Here is what Lincoln said at Independence Hall on George Washington's birthday, February 22, 1861, as he journeyed toward the nation's capital to be inaugurated as President with secession already sundering the Union and civil war impending. If our country is less free and less confident of our destiny today, it is because the truths of the Declaration of Independence have less of a grip on us than they did on Americans in Washington's time and Lincoln's time. You and I should ask ourselves every day what we can do to turn that situation around - or we will lose our country.
I have never had a feeling politically that did not spring from the sentiments embodied in the Declaration of Independence. I have often pondered over the dangers which were incurred by the men who assembled here and adopted that Declaration of Independence. I have pondered over the toils that were endured by the officers and soldiers of the army, who achieved that Independence.

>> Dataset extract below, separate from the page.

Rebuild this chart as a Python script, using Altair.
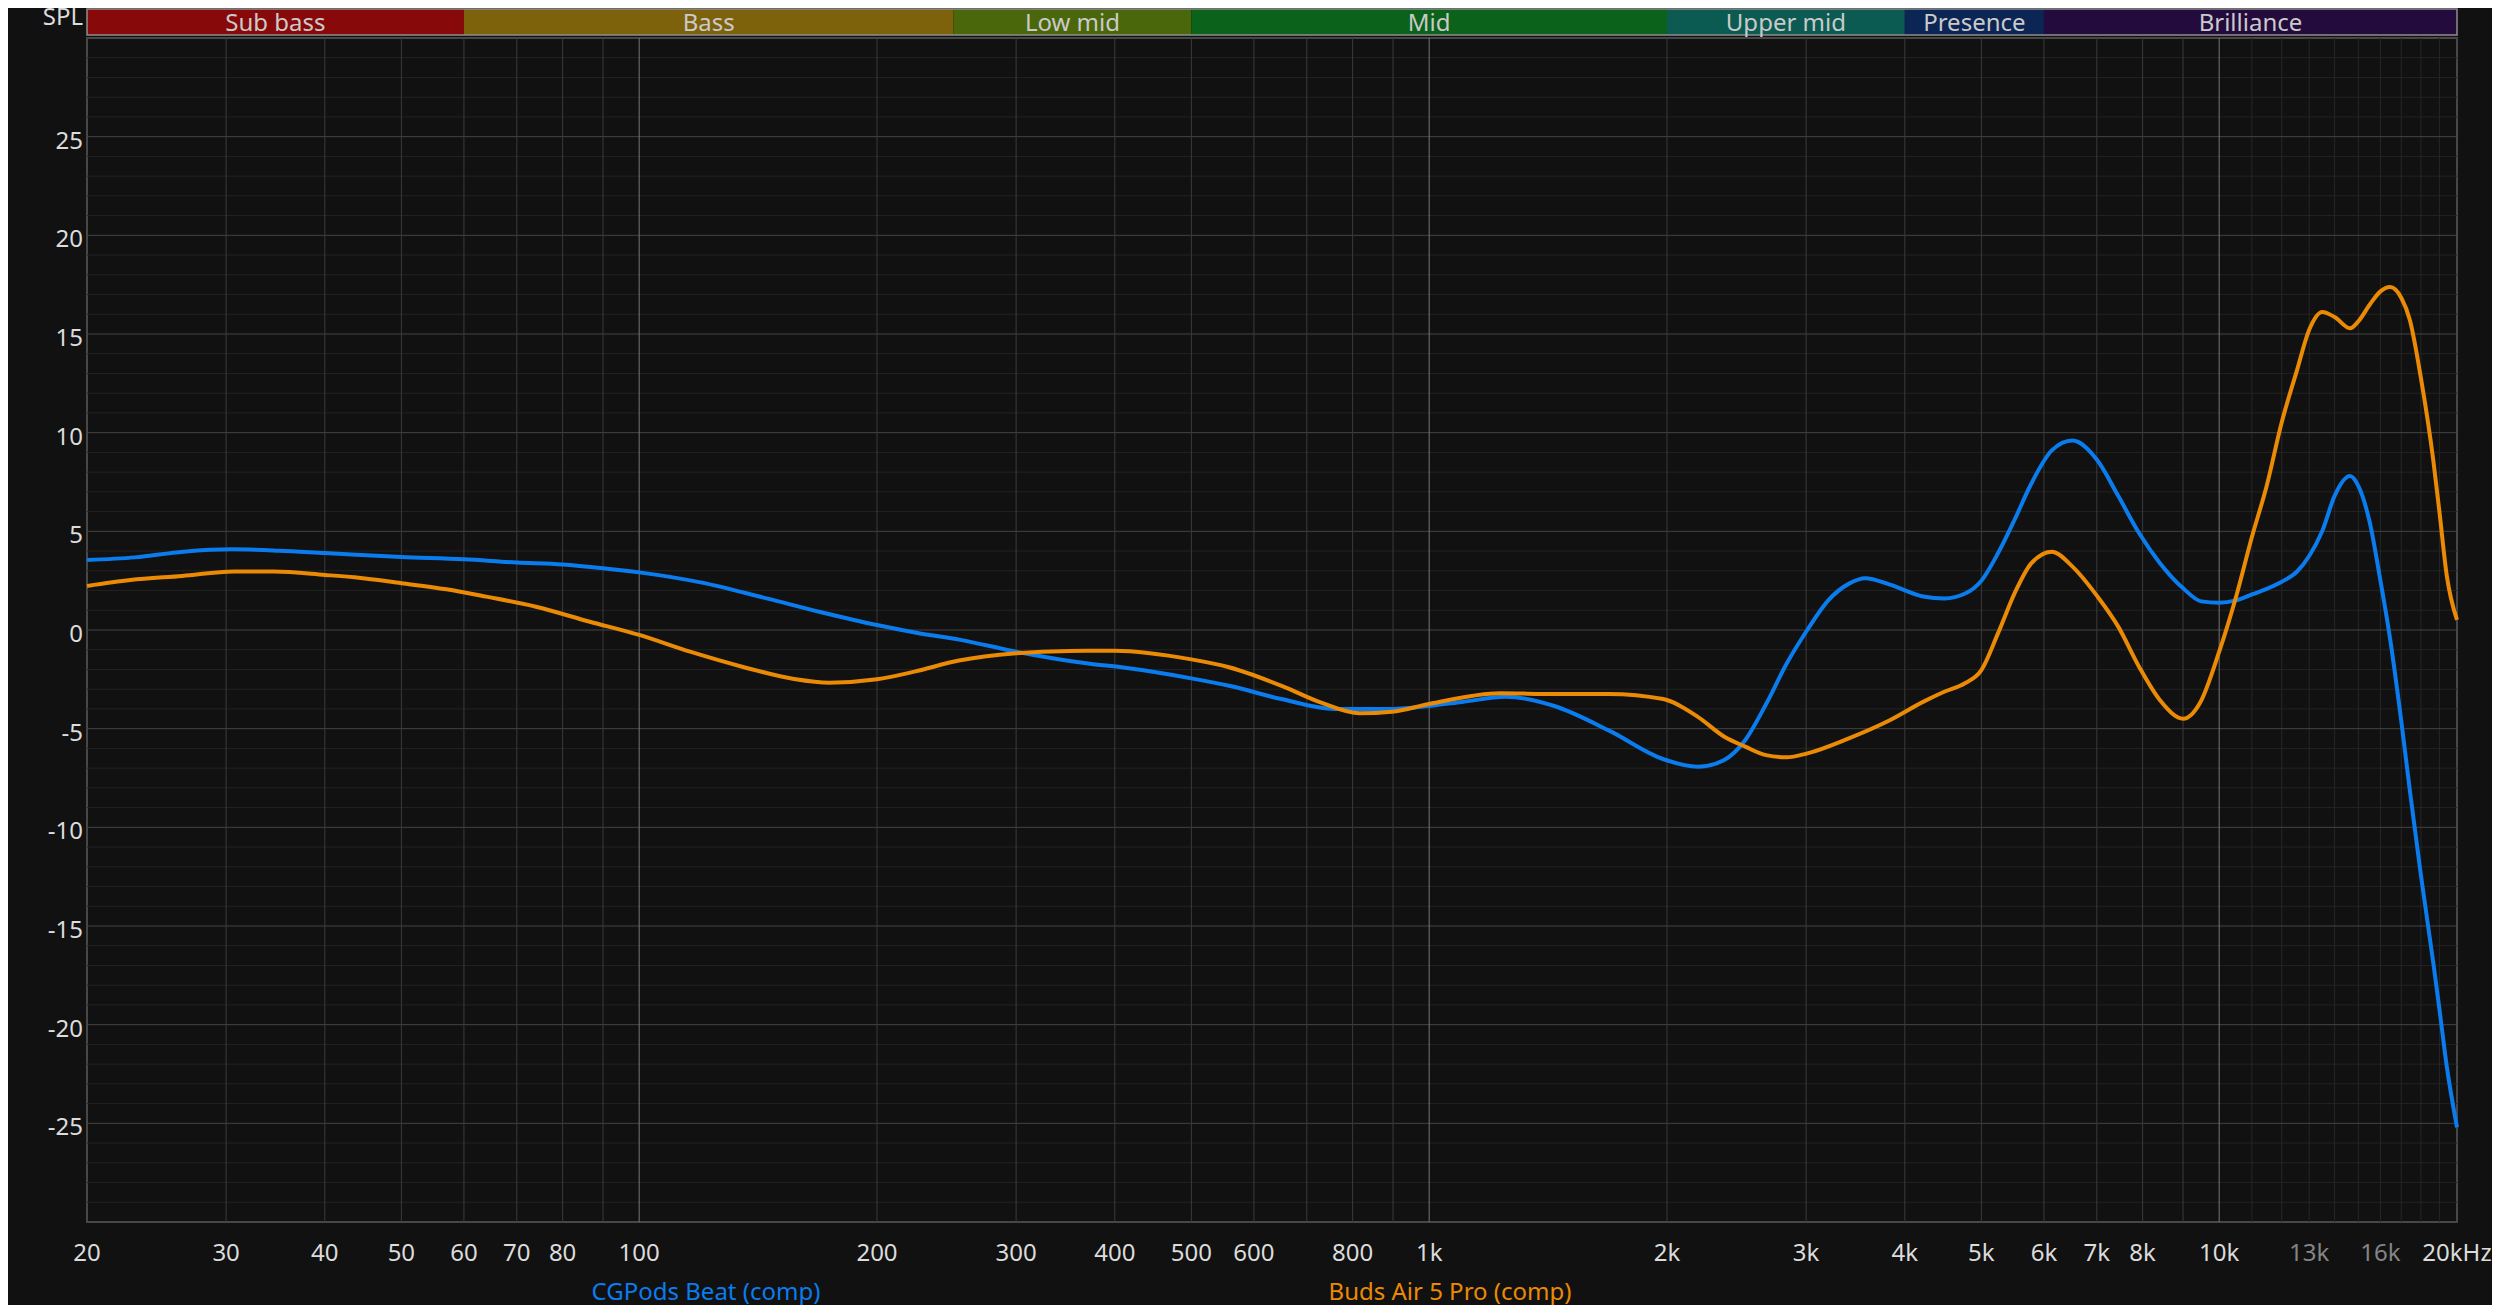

I have often inquired of myself, what great principle or idea it was that kept this Confederacy so long together. It was not the mere matter of the separation of the colonies from the mother land; but something in that Declaration giving liberty, not alone to the people of this country, but hope to the world for all future time. It was that which gave promise that in due time the weights should be lifted from the shoulders of all men, and that all should have an equal chance. This is the sentiment embodied in that Declaration of Independence.
Now, my friends, can this country be saved upon that basis? If it can, I will consider myself one of the happiest men in the world if I can help to save it. But, if this country cannot be saved without giving up that principle, I was about to say I would rather be assassinated on this spot than to surrender it.